>> begin RECORD SET
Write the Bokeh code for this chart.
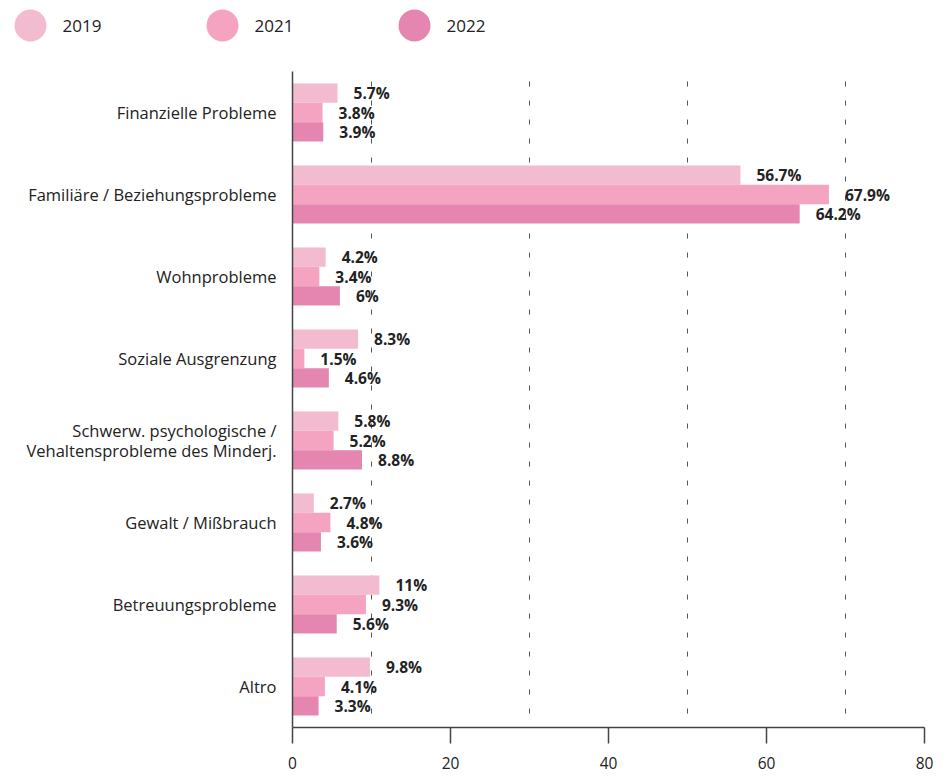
from bokeh.plotting import figure
from bokeh.layouts import column
from bokeh.models import ColumnDataSource, Range1d, FixedTicker
from bokeh.core.properties import value
from bokeh.embed import file_html
from bokeh.resources import INLINE

categories = [
    "Finanzielle Probleme",
    "Familiäre / Beziehungsprobleme",
    "Wohnprobleme",
    "Soziale Ausgrenzung",
    "Schwerw. psychologische /\nVehaltensprobleme des Minderj.",
    "Gewalt / Mißbrauch",
    "Betreuungsprobleme",
    "Altro",
]
years = ["2019", "2021", "2022"]
v2019 = [5.7, 56.7, 4.2, 8.3, 5.8, 2.7, 11, 9.8]
v2021 = [3.8, 67.9, 3.4, 1.5, 5.2, 4.8, 9.3, 4.1]
v2022 = [3.9, 64.2, 6, 4.6, 8.8, 3.6, 5.6, 3.3]
x_ticks = [0, 20, 40, 60, 80]
grid_lines = [10, 30, 50, 70]

colors = ["#F2BBCF", "#F4A4C1", "#E586B1"]
FONT = "Open Sans"
n = len(categories)
centers = [n - i - 0.5 for i in range(n)]
bar_h = 0.235
offsets = [bar_h, 0.0, -bar_h]
W = 938
LEG_H = 50
MAIN_H = 727

# ---- legend figure ----
leg = figure(width=W, height=LEG_H, x_range=Range1d(0, W), y_range=Range1d(LEG_H, 0),
             output_backend="svg", toolbar_location=None, min_border=0, frame_align=False)
leg.axis.visible = False
leg.grid.visible = False
leg.outline_line_color = None
lx = [30 + i * 192 for i in range(len(years))]
leg.scatter(x=lx, y=[25] * 3, size=32, color=colors, line_color=None)
leg.text(x=[x + 32 for x in lx], y=[25] * 3, text=years, text_font=value(FONT),
         text_font_size="17px", text_color="#222222", text_baseline="middle", text_align="left")

# ---- main figure ----
p = figure(width=W, height=MAIN_H, x_range=Range1d(0, 80), y_range=Range1d(0, n),
           output_backend="svg", toolbar_location=None, frame_align=False,
           min_border_left=292, min_border_right=14, min_border_top=21, min_border_bottom=50)
p.outline_line_color = None
p.grid.visible = False

p.segment(x0=grid_lines, x1=grid_lines, y0=[0.17] * 4, y1=[n] * 4,
          line_color="#555555", line_width=1, line_dash="5 14")

for k, vals in enumerate([v2019, v2021, v2022]):
    ys = [c + offsets[k] for c in centers]
    src = ColumnDataSource(dict(y=ys, right=vals, lab=[f"{v:g}%" for v in vals]))
    p.hbar(y="y", left=0, right="right", height=bar_h, source=src,
           fill_color=colors[k], line_color=None)
    p.text(x="right", y="y", text="lab", source=src, x_offset=16,
           text_font=value(FONT), text_font_size="15.5px", text_font_style="bold",
           text_color="#222222", text_baseline="middle", text_align="left")

p.xaxis.ticker = FixedTicker(ticks=x_ticks)
p.xaxis.major_tick_out = 16
p.xaxis.major_tick_in = 0
p.xaxis.minor_tick_line_color = None
p.xaxis.major_label_standoff = 13
p.xaxis.axis_line_color = "#444444"
p.xaxis.axis_line_width = 1.5
p.xaxis.major_tick_line_color = "#444444"
p.xaxis.major_tick_line_width = 1.5
p.xaxis.major_label_text_font_size = "15.5px"

# y tick labels: one tick per text line so multi-line labels keep a tight line spacing
line_step = 0.232
ytick_pos, ytick_lab = [], []
for c, lab in zip(centers, categories):
    lines = lab.split("\n")
    m = len(lines)
    for j, ln in enumerate(lines):
        ytick_pos.append(c + ((m - 1) / 2 - j) * line_step)
        ytick_lab.append(ln)
p.yaxis.ticker = FixedTicker(ticks=ytick_pos)
p.yaxis.major_label_overrides = {pos: lab for pos, lab in zip(ytick_pos, ytick_lab)}
p.yaxis.major_tick_line_color = None
p.yaxis.major_tick_out = 0
p.yaxis.major_tick_in = 0
p.yaxis.minor_tick_line_color = None
p.yaxis.major_label_standoff = 16
p.yaxis.axis_line_color = "#444444"
p.yaxis.axis_line_width = 1.5
p.yaxis.major_label_text_font_size = "16.5px"

for ax in [p.xaxis[0], p.yaxis[0]]:
    ax.major_label_text_font = FONT
    ax.major_label_text_color = "#222222"

layout = column(leg, p)
open("out.html", "w").write(file_html(layout, INLINE))
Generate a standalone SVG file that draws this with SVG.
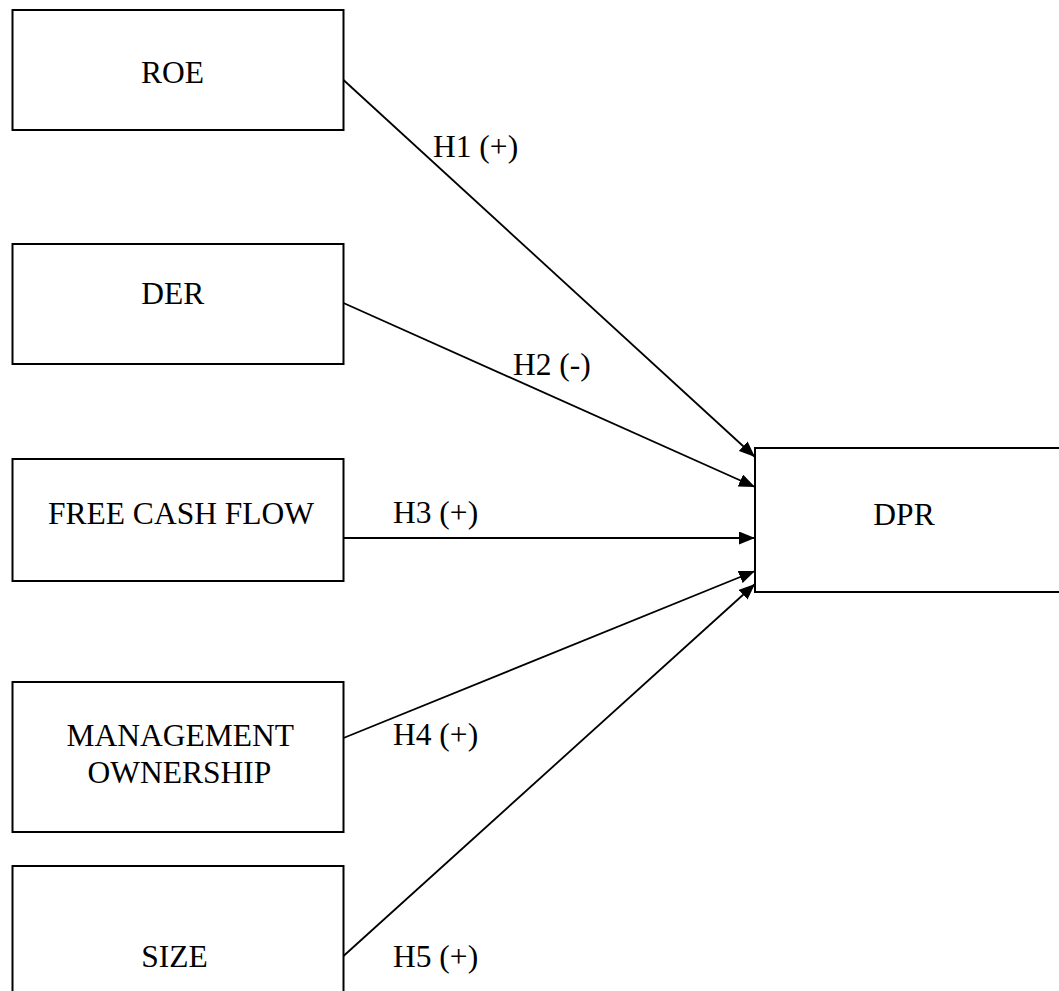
<svg xmlns="http://www.w3.org/2000/svg" width="1059" height="991" viewBox="0 0 1059 991">
<style>
.box{fill:#fff;stroke:#000;stroke-width:2}
.t{font-family:"Liberation Serif","Times New Roman",serif;font-size:31.5px;fill:#000}
.c{text-anchor:middle}
.edge{stroke:#000;stroke-width:1.8;fill:none;marker-end:url(#ah)}
</style>
<defs>
<marker id="ah" markerUnits="userSpaceOnUse" markerWidth="16" markerHeight="13" refX="16" refY="6.5" orient="auto">
<path d="M0,0 L16,6.5 L0,13 z" fill="#000"/>
</marker>
</defs>
<rect width="1059" height="991" fill="#fff"/>
<g id="roe"><rect class="box" x="12.5" y="10" width="331" height="120"/><text class="t c" x="172.5" y="83">ROE</text></g>
<g id="der"><rect class="box" x="12.5" y="244" width="331" height="120"/><text class="t c" x="172.7" y="304">DER</text></g>
<g id="fcf"><rect class="box" x="12.5" y="459" width="331" height="122"/><text class="t c" x="181" y="524">FREE CASH FLOW</text></g>
<g id="mgmt"><rect class="box" x="12.5" y="682" width="331" height="150"/><text class="t c" x="180.3" y="746">MANAGEMENT</text><text class="t c" x="179.3" y="783">OWNERSHIP</text></g>
<g id="size"><rect class="box" x="12.5" y="866" width="331" height="140"/><text class="t c" x="174.5" y="967">SIZE</text></g>
<g id="dpr"><rect class="box" x="755" y="448" width="320" height="144"/><text class="t c" x="904" y="525">DPR</text></g>
<g id="connectors">
<line class="edge" x1="343.5" y1="80" x2="755" y2="457"/>
<line class="edge" x1="343.5" y1="303" x2="755" y2="487"/>
<line class="edge" x1="343.5" y1="538" x2="755" y2="538"/>
<line class="edge" x1="343.5" y1="738" x2="755" y2="571"/>
<line class="edge" x1="343.5" y1="956" x2="755" y2="584"/>
<text class="t" x="433" y="157">H1 (+)</text>
<text class="t" x="513" y="375">H2 (-)</text>
<text class="t" x="393" y="523">H3 (+)</text>
<text class="t" x="393" y="745">H4 (+)</text>
<text class="t" x="393" y="967">H5 (+)</text>
</g>
</svg>
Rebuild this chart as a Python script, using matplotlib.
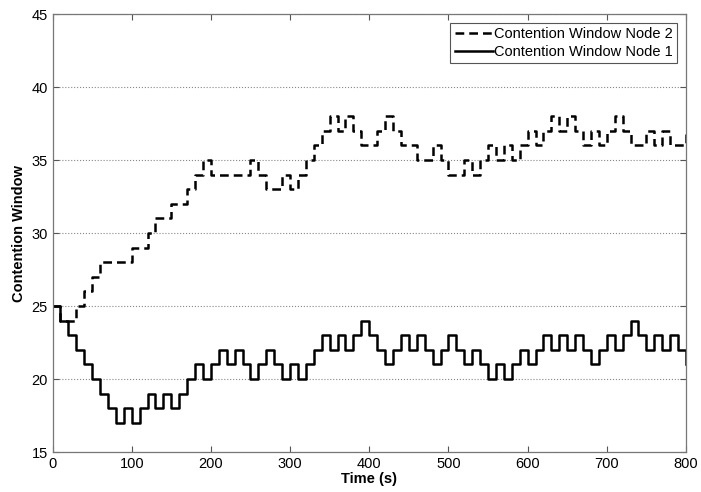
import matplotlib.pyplot as plt
import numpy as np

plt.rcParams['font.family'] = ['Liberation Sans', 'DejaVu Sans']

# contention window sampled every 10 s
time_s = np.arange(0, 801, 10)

cw_node1 = [25, 24, 23, 22, 21, 20, 19, 18, 17, 18,
            17, 18, 19, 18, 19, 18, 19, 20, 21, 20,
            21, 22, 21, 22, 21, 20, 21, 22, 21, 20,
            21, 20, 21, 22, 23, 22, 23, 22, 23, 24,
            23, 22, 21, 22, 23, 22, 23, 22, 21, 22,
            23, 22, 21, 22, 21, 20, 21, 20, 21, 22,
            21, 22, 23, 22, 23, 22, 23, 22, 21, 22,
            23, 22, 23, 24, 23, 22, 23, 22, 23, 22,
            21]

cw_node2 = [25, 24, 24, 25, 26, 27, 28, 28, 28, 28,
            29, 29, 30, 31, 31, 32, 32, 33, 34, 35,
            34, 34, 34, 34, 34, 35, 34, 33, 33, 34,
            33, 34, 35, 36, 37, 38, 37, 38, 37, 36,
            36, 37, 38, 37, 36, 36, 35, 35, 36, 35,
            34, 34, 35, 34, 35, 36, 35, 36, 35, 36,
            37, 36, 37, 38, 37, 38, 37, 36, 37, 36,
            37, 38, 37, 36, 36, 37, 36, 37, 36, 36,
            37]

x_ticks = [0, 100, 200, 300, 400, 500, 600, 700, 800]
y_ticks = [15, 20, 25, 30, 35, 40, 45]

fig = plt.figure(figsize=(7.01, 4.92), dpi=100)
ax = fig.add_axes([0.0749, 0.0813, 0.9037, 0.8902])

ax.plot(time_s, cw_node2, drawstyle='steps-post', color='black',
        linewidth=1.8, dashes=(3.5, 2.0), label='Contention Window Node 2')
ax.plot(time_s, cw_node1, drawstyle='steps-post', color='black',
        linewidth=1.8, label='Contention Window Node 1')

ax.set_xlim(0, 800)
ax.set_ylim(15, 45)
ax.set_xticks(x_ticks)
ax.set_yticks(y_ticks)
ax.yaxis.grid(True, linestyle=':', color='#888888', linewidth=0.8)
ax.set_axisbelow(True)

ax.tick_params(direction='in', top=True, right=True, length=4,
               labelsize=10.5, color='#555555', width=0.8)
for sp in ax.spines.values():
    sp.set_color('#777777')
    sp.set_linewidth(0.9)

ax.set_xlabel('Time (s)', fontsize=10.5, fontweight='bold', labelpad=1)
ax.set_ylabel('Contention Window', fontsize=10.5, fontweight='bold', labelpad=4)

leg = ax.legend(loc='upper right', fontsize=10.5, handlelength=2.6,
                handletextpad=0.1, borderpad=0.3, labelspacing=0.25,
                fancybox=False, framealpha=1, borderaxespad=0.6)
leg.get_frame().set_edgecolor('#555555')
leg.get_frame().set_linewidth(0.8)

plt.savefig('out.png', dpi=100)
>> end RECORD SET
→ **CHALLENGE**: Everything from the line with "Rebuild this chart" down to the line with "time_s = np.arange(0, 801, 10)" in the data above should be copied exactly, with both end lines kept and the pictures left out.

→ **ANSWER FOR THE TASK**:
Rebuild this chart as a Python script, using matplotlib.
import matplotlib.pyplot as plt
import numpy as np

plt.rcParams['font.family'] = ['Liberation Sans', 'DejaVu Sans']

# contention window sampled every 10 s
time_s = np.arange(0, 801, 10)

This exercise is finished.